The announcement of a mini-budget on Tuesday confirmed the PTI government’s commitment to austerity. Finance Minister Asad Umar confirmed as much before parliament, stating that ‘the warnings came long ago: we are now at the precipice of a crisis. While the PTI did its best to give it the appearance of a regular budget by announcing new subsidies and expanding the Insaf Sehat Card project, it would be more apt to consider it an emergency amputation. The highlights of the mini-budget are: the federal development programme has been slashed by over 25 percent while the tax relief granted by the PML-N to salaried persons has been revoked. There has also been an increase in excise duty on almost 5,000 luxury items and withholding tax on the bank transactions of non-tax filers. But this is a continuation of the policies of the PML-N, which announced similar amendments in its mini-budget last year. The objective of revoking the tax relief and imposing budget cuts is to bring the budget deficit down to 5.1 percent. Umar claimed that the budget deficit would have hit 7.2 percent without this.

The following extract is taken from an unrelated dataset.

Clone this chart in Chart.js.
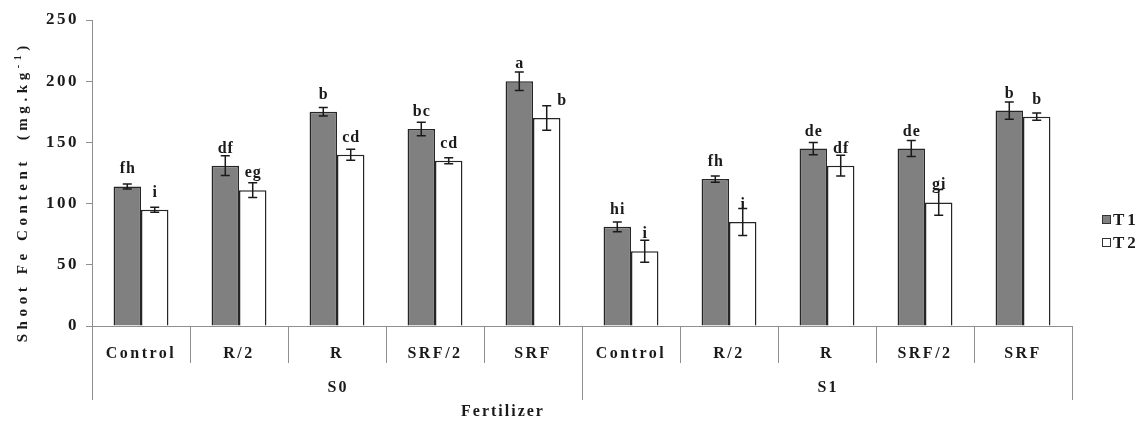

How the mini-budget fulfils the two objectives of protecting the poor and supporting exporters is anyone’s guess. The finance minister claimed that the government was open to suggestions from parliament. Although this is a good signal, it remains to be seen whether any serious feedback will be incorporated. The feeling that the government has pressed the panic button unnecessarily is not comforting. While the budget deficit and current account deficits are certainly too high, one must question the wisdom of the federal development programme taking the biggest hit. Surely, there are more significant chunks, including the cost of running the government, debt-servicing, and defence, which could use more prudent spending. Public-sector spending is a crucial mechanism to create conditions to facilitate economic growth as long as it is used in the right place. The real question
is whether the PTI will be able to correct the issues that the PML-N and the PPP failed to address. The current account deficit is a case in point. It is unlikely that the increased tariffs will bring the spiralling deficit in control. We need to be explained how the current account deficit increased from$2.5 billion in 2012-2013 to $18.1 billion in 2017-2018. Increasing import tariffs is one step in the right direction. But the measures taken are only expected to bring exports down by $1 billion. The real question is how the government plans to increase exports. Budget cuts might be necessary, but they will not create confidence in the economy or a way out of the crisis any time soon.